GOAL OF THE EXERCISE —
Copy from the first line below down to and including the line with "s.set_visible(False)". Skip the pictures.

--- start of INPUT RECORDS ---

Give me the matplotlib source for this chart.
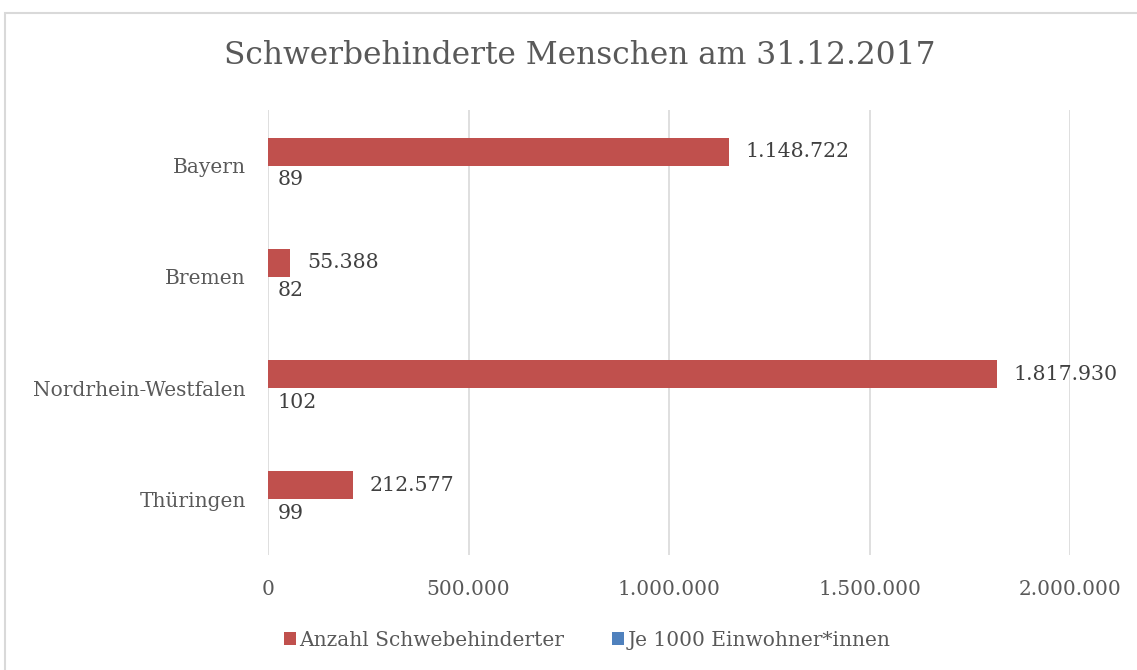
import matplotlib
matplotlib.use("Agg")
import matplotlib.pyplot as plt
import numpy as np
from matplotlib.patches import Rectangle

# Data
laender = ["Bayern", "Bremen", "Nordrhein-Westfalen", "Thüringen"]
anzahl = [1148722, 55388, 1817930, 212577]
je_1000 = [89, 82, 102, 99]
xticks = [0, 500000, 1000000, 1500000, 2000000]

red = "#C0504D"
blue = "#4F81BD"
txt = "#595959"
grid = "#D9D9D9"

plt.rcParams["font.family"] = ["DejaVu Serif"]


def de_fmt(v):
    return f"{v:,}".replace(",", ".")


fig = plt.figure(figsize=(11.37, 6.7), dpi=100)
# outer chart frame
fig.patches.append(Rectangle((5 / 1137, -0.1), 1.2, (670 - 13) / 670 + 0.1,
                             transform=fig.transFigure, fill=False,
                             edgecolor="#D9D9D9", linewidth=1.5))

ax = fig.add_axes([268 / 1137, 1 - 555 / 670, (1070 - 268) / 1137, (555 - 110) / 670])

y = np.arange(len(laender))
h = 0.252
ax.barh(y - h / 2, anzahl, height=h, color=red, label="Anzahl Schwebehinderter")
ax.barh(y + h / 2, je_1000, height=h, color=blue, label="Je 1000 Einwohner*innen")

for yi, v in zip(y, anzahl):
    ax.annotate(de_fmt(v), (v, yi - h / 2), xytext=(12, 0), textcoords="offset points",
                va="center", ha="left", fontsize=14.8, color="#404040")
for yi, v in zip(y, je_1000):
    ax.annotate(de_fmt(v), (v, yi + h / 2), xytext=(7, 0), textcoords="offset points",
                va="center", ha="left", fontsize=14.8, color="#404040")

ax.set_xlim(0, 2000000)
ax.set_ylim(3.5, -0.5)
ax.set_xticks(xticks)
ax.set_xticklabels([de_fmt(t) for t in xticks])
ax.set_yticks(y)
ax.set_yticklabels(laender)
ax.tick_params(axis="both", length=0, labelsize=14.5, colors=txt)
ax.tick_params(axis="x", pad=18)
ax.tick_params(axis="y", pad=16)
ax.xaxis.grid(True, color=grid, linewidth=1.2)
ax.set_axisbelow(True)
for s in ax.spines.values():
    s.set_visible(False)

fig.text(580 / 1137, 1 - 55 / 670, "Schwerbehinderte Menschen am 31.12.2017",
         ha="center", va="center", fontsize=22.5, color=txt)

fig.legend(loc="center", bbox_to_anchor=(587 / 1137, 1 - 640 / 670), ncol=2,
           frameon=False, fontsize=14.5, handlelength=0.6, handleheight=0.6,
           handletextpad=0.15, columnspacing=2.4, labelcolor=txt)

fig.savefig("out.png", dpi=100)
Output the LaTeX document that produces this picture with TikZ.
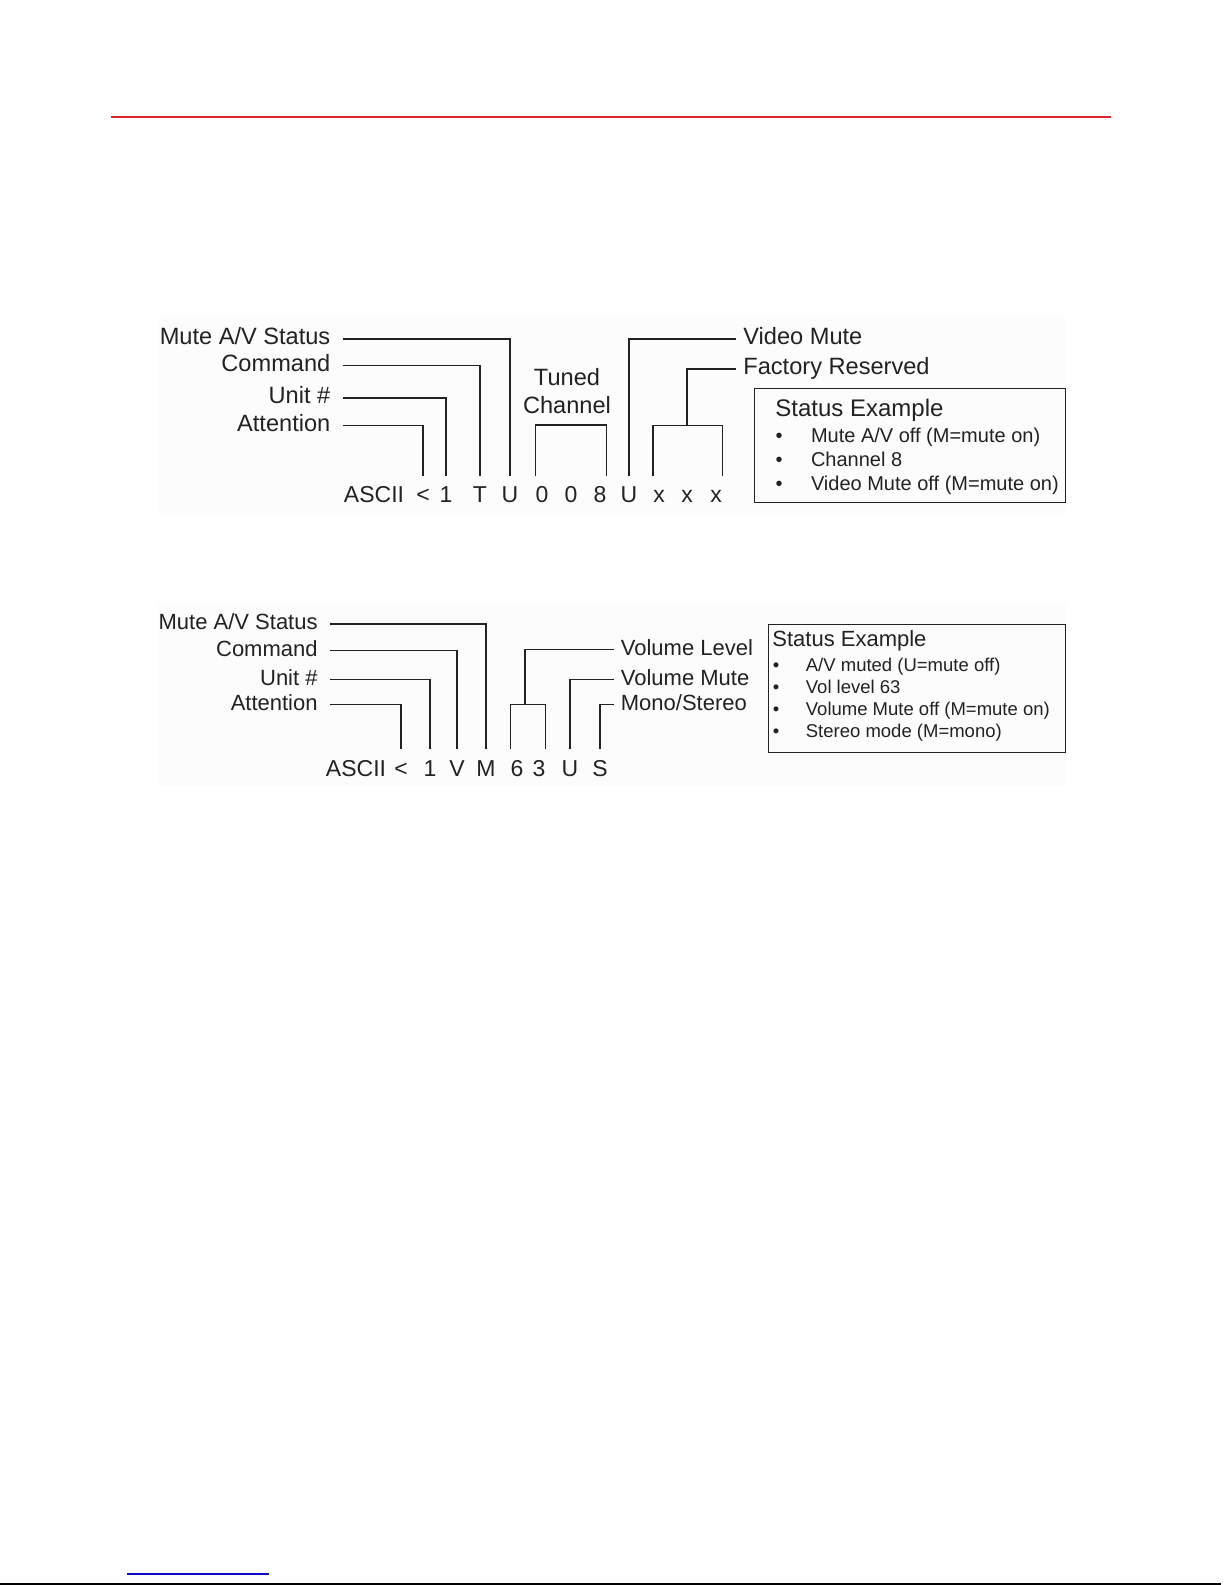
\documentclass[tikz,border=0pt]{standalone}
\usepackage{fontspec}
\setmainfont{Liberation Sans}
\usetikzlibrary{positioning, calc}
\definecolor{rulered}{HTML}{E4262B}
\definecolor{linkblue}{HTML}{0A0ACC}
\definecolor{ink}{HTML}{222222}
\definecolor{panel}{HTML}{FCFCFC}
\newcommand{\lfont}{\fontsize{11.8}{14}\selectfont}
\newcommand{\chfont}{\fontsize{11.5}{14}\selectfont}
\newcommand{\sfont}{\fontsize{11}{13}\selectfont}
\newcommand{\bfnt}{\fontsize{10}{12}\selectfont}
\newcommand{\cfnt}{\fontsize{9.25}{11}\selectfont}

\begin{document}
\begin{tikzpicture}[x=0.5pt, y=-0.5pt,
    lbl/.style={anchor=east, inner xsep=6pt, inner ysep=0pt, text height=8.3pt, text depth=2.4pt, color=ink},
    rlbl/.style={anchor=west, inner xsep=3.5pt, inner ysep=0pt, text height=8.3pt, text depth=2.4pt, color=ink},
    chr/.style={anchor=base, font=\chfont, inner xsep=0pt, inner ysep=5pt, text height=8.3pt, text depth=0pt, color=ink},
    ln/.style={draw=ink, line width=0.65pt},
    sbox/.style={draw=ink, line width=0.65pt, anchor=north west, inner sep=0pt},
    txt/.style={anchor=base west, inner sep=0pt, color=ink},
    dot/.style={anchor=base, inner sep=0pt, color=ink},
]
\useasboundingbox (0,0) rectangle (1225,1585);
\fill[panel] (158,317) rectangle (1066,513);
\fill[panel] (158,603) rectangle (1066,786);
\draw[rulered, line width=0.8pt] (111,117) -- (1111,117);
\draw[linkblue, line width=0.7pt] (127,1574) -- (269,1574);
\draw[black, line width=1pt] (0,1583.5) -- (1221,1583.5);

% status string, TV
\node[chr] (asc1) at (374,502.7) {ASCII};
\node[chr] (lt1) at (423,502.7) {<};
\node[chr] (one1) at (446,502.7) {1};
\node[chr] (cmd1) at (480,502.7) {T};
\node[chr] (mu1) at (510,502.7) {U};
\node[chr] (ch0a) at (542,502.7) {0};
\node[chr] (ch0b) at (571,502.7) {0};
\node[chr] (ch8) at (600,502.7) {8};
\node[chr] (vm1) at (629,502.7) {U};
\node[chr] (fx1) at (659,502.7) {x};
\node[chr] (fx2) at (687,502.7) {x};
\node[chr] (fx3) at (716,502.7) {x};
\node[lbl, font=\lfont] (lmute1) at (342.7,339) {Mute A/V Status};
\node[lbl, font=\lfont] (lcmd1) at (342.7,365.7) {Command};
\node[lbl, font=\lfont] (lunit1) at (342.7,398) {Unit \#};
\node[lbl, font=\lfont] (latt1) at (342.7,425.7) {Attention};
\node[rlbl, font=\lfont] (lvid) at (736,339) {Video Mute};
\node[rlbl, font=\lfont] (lfac) at (736,369) {Factory Reserved};
\node[anchor=base, inner sep=0pt, font=\lfont, color=ink] (chan) at (567,413) {Channel};
\node[anchor=base, inner sep=0pt, font=\lfont, color=ink] (tuned) at (567,385) {Tuned};
\coordinate (tch) at (570,425);
\coordinate (fxtop) at (687,425.5);
\draw[ln] (latt1.east) -| (lt1.north);
\draw[ln] (lunit1.east) -| (one1.north);
\draw[ln] (lcmd1.east) -| (cmd1.north);
\draw[ln] (lmute1.east) -| (mu1.north);
\draw[ln] (ch0a.north west) |- (tch) -| (ch8.north east);
\draw[ln] (vm1.north) |- (lvid.west);
\draw[ln] (fx1.north west) |- (fxtop) -| (fx3.north east);
\draw[ln] (fxtop) |- (lfac.west);
\node[sbox, minimum width=155.5pt, minimum height=56.75pt] (st1) at (754,388) {};
\node[txt, font=\fontsize{12}{14}\selectfont] (st1t) at (775,416.5) {Status Example};
\node[dot, font=\bfnt] (d11) at (779,442) {•};
\node[txt, font=\bfnt] (s11) at (810.6,442) {Mute A/V off (M=mute on)};
\node[dot, font=\bfnt] (d12) at (779,466.5) {•};
\node[txt, font=\bfnt] (s12) at (810.6,466.5) {Channel 8};
\node[dot, font=\bfnt] (d13) at (779,490.5) {•};
\node[txt, font=\bfnt] (s13) at (810.6,490.5) {Video Mute off (M=mute on)};

% status string, volume
\node[chr] (asc2) at (356,776) {ASCII};
\node[chr] (lt2) at (401,776) {<};
\node[chr] (one2) at (430,776) {1};
\node[chr] (cmd2) at (457,776) {V};
\node[chr] (mu2) at (486,776) {M};
\node[chr] (six) at (517,776) {6};
\node[chr] (three) at (539,776) {3};
\node[chr] (vmu) at (570,776) {U};
\node[chr] (ster) at (600,776) {S};
\node[lbl, font=\sfont] (lmute2) at (330,624) {Mute A/V Status};
\node[lbl, font=\sfont] (lcmd2) at (330,650.7) {Command};
\node[lbl, font=\sfont] (lunit2) at (330,679.3) {Unit \#};
\node[lbl, font=\sfont] (latt2) at (330,704.3) {Attention};
\node[rlbl, font=\sfont] (lvol) at (613.5,649.3) {Volume Level};
\node[rlbl, font=\sfont] (lvmu) at (613.5,679.3) {Volume Mute};
\node[rlbl, font=\sfont] (lmono) at (613.5,704.3) {Mono/Stereo};
\coordinate (vtop) at (525,704.3);
\draw[ln] (latt2.east) -| (lt2.north);
\draw[ln] (lunit2.east) -| (one2.north);
\draw[ln] (lcmd2.east) -| (cmd2.north);
\draw[ln] (lmute2.east) -| (mu2.north);
\draw[ln] (six.north west) |- (vtop) -| (three.north east);
\draw[ln] (vtop) |- (lvol.west);
\draw[ln] (vmu.north) |- (lvmu.west);
\draw[ln] (ster.north) |- (lmono.west);
\node[sbox, minimum width=148.5pt, minimum height=64pt] (st2) at (768,624) {};
\node[txt, font=\sfont] (st2t) at (772,646.5) {Status Example};
\node[dot, font=\cfnt] (d21) at (776,671.5) {•};
\node[txt, font=\cfnt] (s21) at (805.5,671.5) {A/V muted (U=mute off)};
\node[dot, font=\cfnt] (d22) at (776,693) {•};
\node[txt, font=\cfnt] (s22) at (805.5,693) {Vol level 63};
\node[dot, font=\cfnt] (d23) at (776,715) {•};
\node[txt, font=\cfnt] (s23) at (805.5,715) {Volume Mute off (M=mute on)};
\node[dot, font=\cfnt] (d24) at (776,737.5) {•};
\node[txt, font=\cfnt] (s24) at (805.5,737.5) {Stereo mode (M=mono)};
\end{tikzpicture}
\end{document}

--- end of INPUT RECORDS ---

RESULT OF THE TASK —
Give me the matplotlib source for this chart.
import matplotlib
matplotlib.use("Agg")
import matplotlib.pyplot as plt
import numpy as np
from matplotlib.patches import Rectangle

# Data
laender = ["Bayern", "Bremen", "Nordrhein-Westfalen", "Thüringen"]
anzahl = [1148722, 55388, 1817930, 212577]
je_1000 = [89, 82, 102, 99]
xticks = [0, 500000, 1000000, 1500000, 2000000]

red = "#C0504D"
blue = "#4F81BD"
txt = "#595959"
grid = "#D9D9D9"

plt.rcParams["font.family"] = ["DejaVu Serif"]


def de_fmt(v):
    return f"{v:,}".replace(",", ".")


fig = plt.figure(figsize=(11.37, 6.7), dpi=100)
# outer chart frame
fig.patches.append(Rectangle((5 / 1137, -0.1), 1.2, (670 - 13) / 670 + 0.1,
                             transform=fig.transFigure, fill=False,
                             edgecolor="#D9D9D9", linewidth=1.5))

ax = fig.add_axes([268 / 1137, 1 - 555 / 670, (1070 - 268) / 1137, (555 - 110) / 670])

y = np.arange(len(laender))
h = 0.252
ax.barh(y - h / 2, anzahl, height=h, color=red, label="Anzahl Schwebehinderter")
ax.barh(y + h / 2, je_1000, height=h, color=blue, label="Je 1000 Einwohner*innen")

for yi, v in zip(y, anzahl):
    ax.annotate(de_fmt(v), (v, yi - h / 2), xytext=(12, 0), textcoords="offset points",
                va="center", ha="left", fontsize=14.8, color="#404040")
for yi, v in zip(y, je_1000):
    ax.annotate(de_fmt(v), (v, yi + h / 2), xytext=(7, 0), textcoords="offset points",
                va="center", ha="left", fontsize=14.8, color="#404040")

ax.set_xlim(0, 2000000)
ax.set_ylim(3.5, -0.5)
ax.set_xticks(xticks)
ax.set_xticklabels([de_fmt(t) for t in xticks])
ax.set_yticks(y)
ax.set_yticklabels(laender)
ax.tick_params(axis="both", length=0, labelsize=14.5, colors=txt)
ax.tick_params(axis="x", pad=18)
ax.tick_params(axis="y", pad=16)
ax.xaxis.grid(True, color=grid, linewidth=1.2)
ax.set_axisbelow(True)
for s in ax.spines.values():
    s.set_visible(False)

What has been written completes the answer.